DIRECTION: Write out, word for word, every line from the first one through the line that holds "const alphaTicks = [89, 96];", and nothing else; skip the pictures.

## start

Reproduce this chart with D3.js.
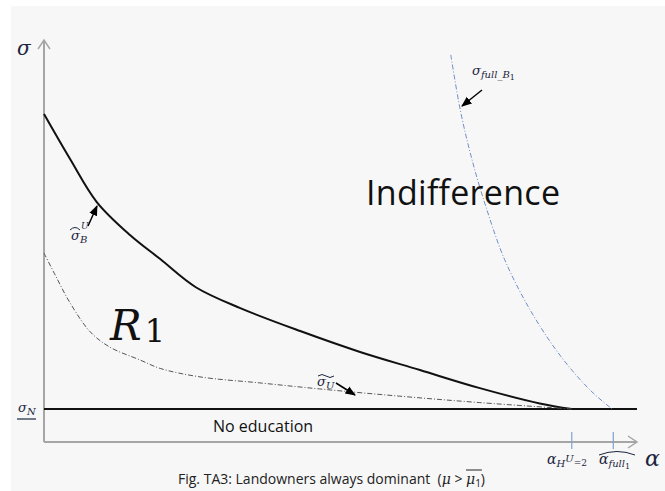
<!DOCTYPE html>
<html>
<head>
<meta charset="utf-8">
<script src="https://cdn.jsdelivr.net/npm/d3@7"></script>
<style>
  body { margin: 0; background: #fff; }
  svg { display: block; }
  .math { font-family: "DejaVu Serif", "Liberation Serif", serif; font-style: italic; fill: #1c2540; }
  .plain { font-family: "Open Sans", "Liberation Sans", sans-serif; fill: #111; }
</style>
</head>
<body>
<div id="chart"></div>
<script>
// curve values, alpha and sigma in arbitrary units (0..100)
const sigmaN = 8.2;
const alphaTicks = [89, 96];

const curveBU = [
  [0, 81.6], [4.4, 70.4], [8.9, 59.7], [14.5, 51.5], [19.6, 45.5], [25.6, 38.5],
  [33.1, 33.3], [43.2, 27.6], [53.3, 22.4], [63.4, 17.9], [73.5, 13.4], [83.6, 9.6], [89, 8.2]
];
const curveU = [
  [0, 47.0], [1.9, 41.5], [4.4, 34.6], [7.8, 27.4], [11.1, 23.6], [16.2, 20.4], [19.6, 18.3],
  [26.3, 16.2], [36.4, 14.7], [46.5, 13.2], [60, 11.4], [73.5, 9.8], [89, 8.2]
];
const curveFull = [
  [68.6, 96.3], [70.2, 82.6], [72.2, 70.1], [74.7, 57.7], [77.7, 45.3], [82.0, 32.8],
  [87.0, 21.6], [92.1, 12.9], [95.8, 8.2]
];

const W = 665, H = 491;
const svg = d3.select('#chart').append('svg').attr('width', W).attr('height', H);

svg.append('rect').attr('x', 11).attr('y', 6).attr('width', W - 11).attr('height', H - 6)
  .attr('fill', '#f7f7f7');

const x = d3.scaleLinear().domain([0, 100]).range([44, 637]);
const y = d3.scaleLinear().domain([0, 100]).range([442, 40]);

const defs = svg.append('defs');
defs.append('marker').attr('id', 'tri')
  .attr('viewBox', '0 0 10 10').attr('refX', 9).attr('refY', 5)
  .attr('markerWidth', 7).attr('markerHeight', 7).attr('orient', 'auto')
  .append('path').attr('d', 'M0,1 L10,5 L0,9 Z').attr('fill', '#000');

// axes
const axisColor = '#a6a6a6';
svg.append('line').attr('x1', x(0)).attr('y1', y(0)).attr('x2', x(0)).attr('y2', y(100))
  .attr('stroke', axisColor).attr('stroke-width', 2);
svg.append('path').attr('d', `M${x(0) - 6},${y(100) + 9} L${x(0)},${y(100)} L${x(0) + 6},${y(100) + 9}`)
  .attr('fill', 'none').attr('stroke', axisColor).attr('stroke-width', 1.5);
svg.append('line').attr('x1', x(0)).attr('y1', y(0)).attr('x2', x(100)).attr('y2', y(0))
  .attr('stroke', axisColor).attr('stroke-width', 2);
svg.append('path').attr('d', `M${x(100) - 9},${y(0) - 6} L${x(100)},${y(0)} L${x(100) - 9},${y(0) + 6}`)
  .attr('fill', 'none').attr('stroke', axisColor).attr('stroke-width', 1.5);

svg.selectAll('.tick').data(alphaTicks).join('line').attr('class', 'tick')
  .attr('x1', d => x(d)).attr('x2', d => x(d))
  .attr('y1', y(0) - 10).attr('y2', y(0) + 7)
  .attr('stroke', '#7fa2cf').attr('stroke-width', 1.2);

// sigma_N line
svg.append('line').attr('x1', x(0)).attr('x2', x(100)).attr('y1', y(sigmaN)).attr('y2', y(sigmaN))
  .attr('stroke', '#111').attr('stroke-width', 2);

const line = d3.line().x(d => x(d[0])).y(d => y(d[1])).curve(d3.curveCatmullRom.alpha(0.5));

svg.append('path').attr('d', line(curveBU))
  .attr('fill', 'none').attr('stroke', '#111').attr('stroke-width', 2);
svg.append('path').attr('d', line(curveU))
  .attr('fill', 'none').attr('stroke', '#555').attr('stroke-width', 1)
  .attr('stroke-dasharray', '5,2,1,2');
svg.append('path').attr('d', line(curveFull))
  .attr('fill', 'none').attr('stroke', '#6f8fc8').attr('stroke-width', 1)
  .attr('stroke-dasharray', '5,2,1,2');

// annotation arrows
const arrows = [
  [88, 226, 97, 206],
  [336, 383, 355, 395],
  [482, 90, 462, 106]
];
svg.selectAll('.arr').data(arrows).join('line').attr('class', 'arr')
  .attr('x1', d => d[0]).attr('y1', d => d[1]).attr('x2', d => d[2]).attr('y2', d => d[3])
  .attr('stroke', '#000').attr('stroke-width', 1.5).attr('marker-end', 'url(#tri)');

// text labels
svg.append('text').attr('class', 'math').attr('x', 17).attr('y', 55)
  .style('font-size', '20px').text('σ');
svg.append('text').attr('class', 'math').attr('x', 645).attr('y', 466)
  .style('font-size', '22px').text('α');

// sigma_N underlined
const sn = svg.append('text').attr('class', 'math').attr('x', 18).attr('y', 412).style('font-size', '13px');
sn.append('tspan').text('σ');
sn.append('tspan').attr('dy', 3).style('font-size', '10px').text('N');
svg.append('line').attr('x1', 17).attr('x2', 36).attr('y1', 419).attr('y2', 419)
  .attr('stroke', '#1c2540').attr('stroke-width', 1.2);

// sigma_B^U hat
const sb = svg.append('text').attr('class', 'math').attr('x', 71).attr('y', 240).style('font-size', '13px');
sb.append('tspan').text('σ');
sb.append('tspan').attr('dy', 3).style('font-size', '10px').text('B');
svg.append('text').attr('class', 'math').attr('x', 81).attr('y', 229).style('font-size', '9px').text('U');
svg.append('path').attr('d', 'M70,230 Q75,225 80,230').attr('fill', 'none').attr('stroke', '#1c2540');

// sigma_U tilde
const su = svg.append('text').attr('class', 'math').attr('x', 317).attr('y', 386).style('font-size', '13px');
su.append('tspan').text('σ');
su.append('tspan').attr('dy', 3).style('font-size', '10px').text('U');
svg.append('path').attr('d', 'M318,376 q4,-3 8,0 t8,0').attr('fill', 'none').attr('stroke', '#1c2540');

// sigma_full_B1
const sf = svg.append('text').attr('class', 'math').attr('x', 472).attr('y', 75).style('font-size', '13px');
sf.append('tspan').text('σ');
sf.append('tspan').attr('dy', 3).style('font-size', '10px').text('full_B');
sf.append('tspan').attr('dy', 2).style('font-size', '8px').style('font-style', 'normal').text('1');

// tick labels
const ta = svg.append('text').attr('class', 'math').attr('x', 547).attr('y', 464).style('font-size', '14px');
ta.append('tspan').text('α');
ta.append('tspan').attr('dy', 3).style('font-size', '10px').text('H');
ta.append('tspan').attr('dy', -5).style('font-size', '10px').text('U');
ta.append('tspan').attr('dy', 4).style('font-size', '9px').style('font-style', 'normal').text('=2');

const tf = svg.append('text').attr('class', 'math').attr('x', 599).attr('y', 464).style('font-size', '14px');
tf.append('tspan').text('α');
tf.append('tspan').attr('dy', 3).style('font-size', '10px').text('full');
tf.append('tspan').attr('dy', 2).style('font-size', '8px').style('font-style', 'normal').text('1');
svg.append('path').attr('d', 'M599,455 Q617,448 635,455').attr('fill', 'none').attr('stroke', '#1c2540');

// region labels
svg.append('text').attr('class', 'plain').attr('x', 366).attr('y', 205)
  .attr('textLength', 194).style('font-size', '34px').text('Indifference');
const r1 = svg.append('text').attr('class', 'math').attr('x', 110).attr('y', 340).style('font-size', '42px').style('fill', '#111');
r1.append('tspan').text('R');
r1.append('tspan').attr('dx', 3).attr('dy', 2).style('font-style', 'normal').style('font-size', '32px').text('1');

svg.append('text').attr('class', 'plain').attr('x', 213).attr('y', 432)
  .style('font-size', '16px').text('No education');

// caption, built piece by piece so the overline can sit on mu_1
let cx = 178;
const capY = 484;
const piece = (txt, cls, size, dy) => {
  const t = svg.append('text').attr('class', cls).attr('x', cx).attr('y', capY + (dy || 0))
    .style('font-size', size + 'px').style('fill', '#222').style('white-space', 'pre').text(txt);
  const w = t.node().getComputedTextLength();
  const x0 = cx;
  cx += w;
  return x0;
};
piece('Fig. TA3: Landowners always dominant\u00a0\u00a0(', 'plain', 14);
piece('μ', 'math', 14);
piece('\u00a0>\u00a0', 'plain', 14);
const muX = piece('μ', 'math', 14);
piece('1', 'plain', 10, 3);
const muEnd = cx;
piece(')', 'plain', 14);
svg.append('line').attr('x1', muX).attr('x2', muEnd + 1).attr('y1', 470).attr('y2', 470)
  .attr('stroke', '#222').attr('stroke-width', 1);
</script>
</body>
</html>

## end

CORRECT RESULT:
Reproduce this chart with D3.js.
<!DOCTYPE html>
<html>
<head>
<meta charset="utf-8">
<script src="https://cdn.jsdelivr.net/npm/d3@7"></script>
<style>
  body { margin: 0; background: #fff; }
  svg { display: block; }
  .math { font-family: "DejaVu Serif", "Liberation Serif", serif; font-style: italic; fill: #1c2540; }
  .plain { font-family: "Open Sans", "Liberation Sans", sans-serif; fill: #111; }
</style>
</head>
<body>
<div id="chart"></div>
<script>
// curve values, alpha and sigma in arbitrary units (0..100)
const sigmaN = 8.2;
const alphaTicks = [89, 96];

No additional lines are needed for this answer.